At Bletchley Juniors Codebreaking Club this week we used the Date Shift Cipher. I chose some famous dates from history e.g. Shakespeare’s Date of Death, the Battle of Hastings and The Fall of the Berlin, and turned the date into a repeating keyword. I explained that this was another example of a polyalphabetic substitution cipher.

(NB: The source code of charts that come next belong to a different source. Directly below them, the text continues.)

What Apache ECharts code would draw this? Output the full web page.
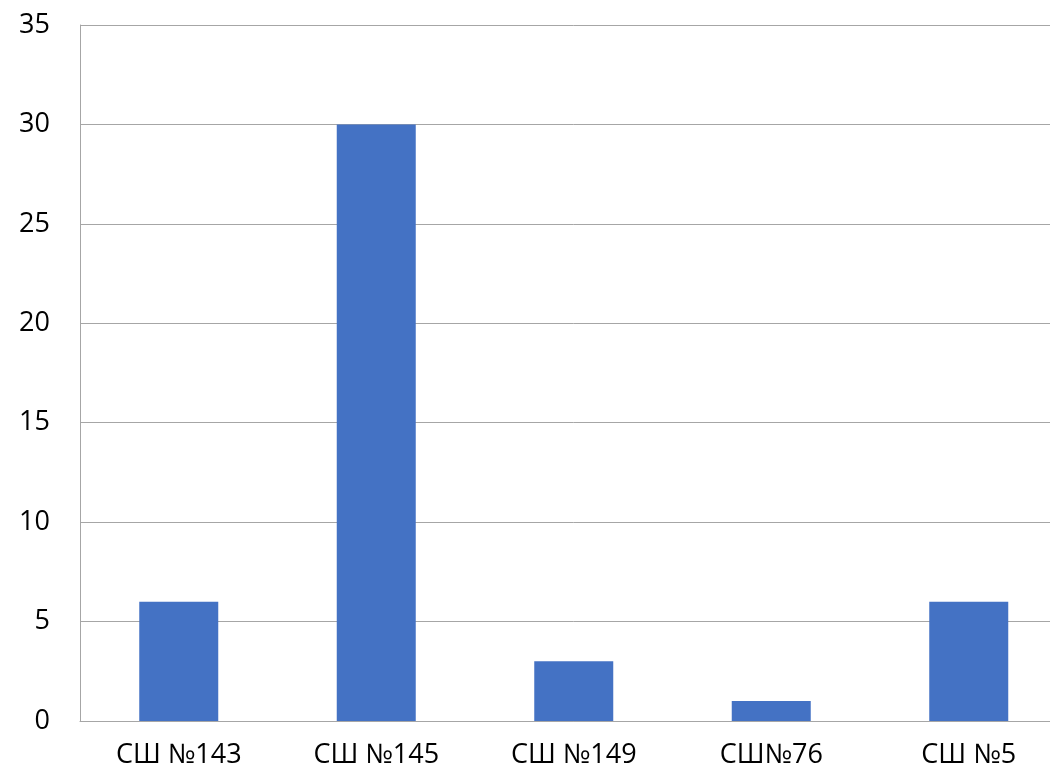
<!DOCTYPE html>
<html><head><meta charset="utf-8">
<script src="https://cdn.jsdelivr.net/npm/echarts@6/dist/echarts.min.js"></script>
<style>html,body{margin:0;padding:0;background:#fff;overflow:hidden;width:1050px;height:774px}#c{width:1068px;height:774px}</style>
</head><body><div id="c"></div>
<script>
const categories = ['СШ №143', 'СШ №145', 'СШ №149', 'СШ№76', 'СШ №5'];
const values = [6, 30, 3, 1, 6];
const yMin = 0, yMax = 35, yStep = 5;
const chart = echarts.init(document.getElementById('c'));
chart.setOption({
  animation: false,
  textStyle: {fontFamily: 'Open Sans'},
  grid: {left: 80, top: 25, bottom: 53, right: 0.5, containLabel: false},
  xAxis: {
    type: 'category', data: categories,
    axisLine: {show: true, lineStyle: {color: '#a6a6a6', width: 1}},
    axisTick: {show: false},
    axisLabel: {color: '#000', fontSize: 27, margin: 21, fontFamily: 'Open Sans'}
  },
  yAxis: {
    type: 'value', min: yMin, max: yMax, interval: yStep,
    axisLine: {show: true, lineStyle: {color: '#a6a6a6', width: 1}},
    axisTick: {show: false},
    splitLine: {lineStyle: {color: '#a6a6a6', width: 1}},
    axisLabel: {color: '#000', fontSize: 27, margin: 30, fontFamily: 'Open Sans'}
  },
  series: [{type: 'bar', data: values, barWidth: '40%', itemStyle: {color: '#4472C4'}}]
});
</script></body></html>
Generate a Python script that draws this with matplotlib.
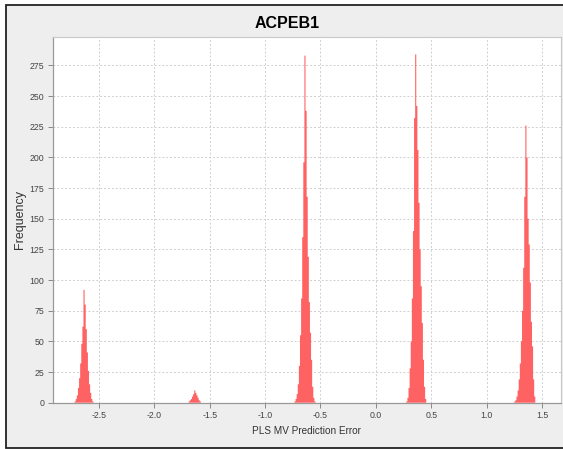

As an example, the Raising of the Mary Rose was on 11 October 1982. This turns into 111082 when the month is turned into a number and only the last two digits of the year are used. The activity was to decode information about mythological beasts and monsters. To encode, each letter in the plaintext was shifted forwards according to the number in the keyword e.g. for 111082 and Centaur, the C was shifted by 1 to make D; the e by 1 to make f; the n by 1 to make o; the t by 0 so stays as t; the a by 8 to make i; the u by 2 to make k; the r by 1 to make s. So Centaur becomes Dfotikr. Decoding means shifting backwards along the alphabet by the number in the keyword.
I gave the children a short paragraph on different mythological beasts and monsters, with the name and some of the key descriptive words encoded. Once a set of beasts was decoded I gave out a set of pictures, asking the children to match the beast with its picture. The children enjoyed this chance to build on their knowledge of mythology from around the world.